Simple question, why do we do:
No need for the size of the array to be a power of two anymore.
Once upon a time, people used to use hash tables of prime number size. The reason for this (well, there was some solid theory behind it too) was that you could use a cheap-but-reasonable hash function. It was unlikely that your hash function would produce values which were correlated with the size of the hash table (since it was prime), and so it would overcome any issues with the hash function.
GCC's libstdc++ still uses prime-sized hash tables. I had one program whose inner loop required a fast "set membership" test. I started with std::unordered_set, and instruction-level profiling revealed that 15% of the run time was spent in the division instruction. That's because...
On the other hand, the wraparound operation is now clearly slower (I think by about a factor or 10 or so) since it involves a division.
...it's more like a factor of 30-100. On Haswell, integer division takes up to 30 cycles for a 32-bit division, and 100 cycles for a 64-bit division.
(Incidentally, that raises another interesting point.

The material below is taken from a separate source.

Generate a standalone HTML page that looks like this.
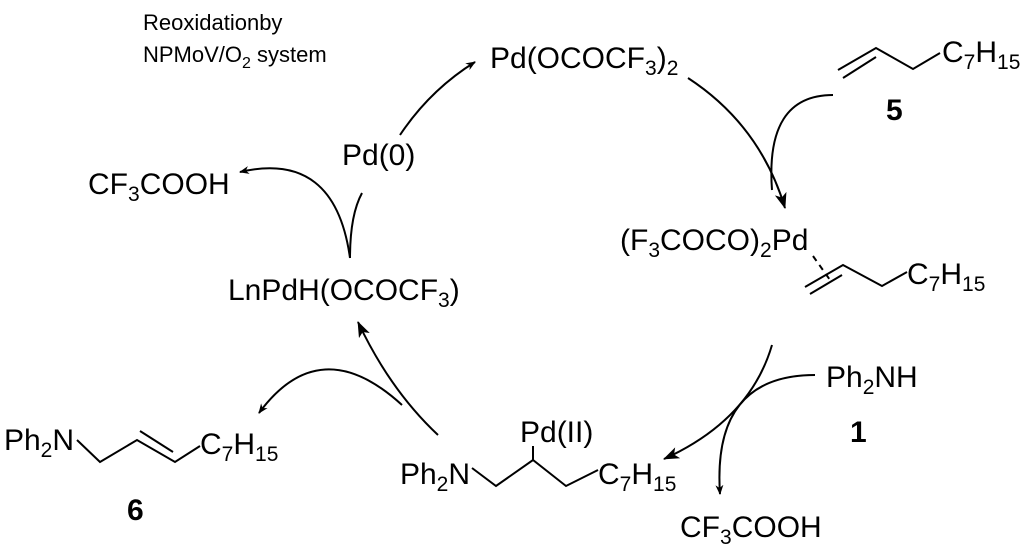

A 64-bit integer addition or logic operation is rarely more expensive than 32-bit, but 64-bit division is much more expensive. So using 32-bit arithmetic if you're doing divisions may be worth it.)
For comparison, an L1 cache hit is around 4 cycles, L2 cache hit is around 10 cycles, and L3 cache hit is around 50 cycles.
That's why in recent years, a lot of research has gone into designing better hash functions. It's worth going to the trouble of using a better and more expensive hash function and avoiding the modulo operation.
One other recent trend is that thanks to SIMD instructions, you can compute two or four hash functions on the same key simultaneously, for very little extra cost. This has meant that multiple-hash-function data structures (e.g. double hashing, Bloom filters) have made a comeback, and new techniques such as Cuckoo hashing have appeared to take advantage of the hardware.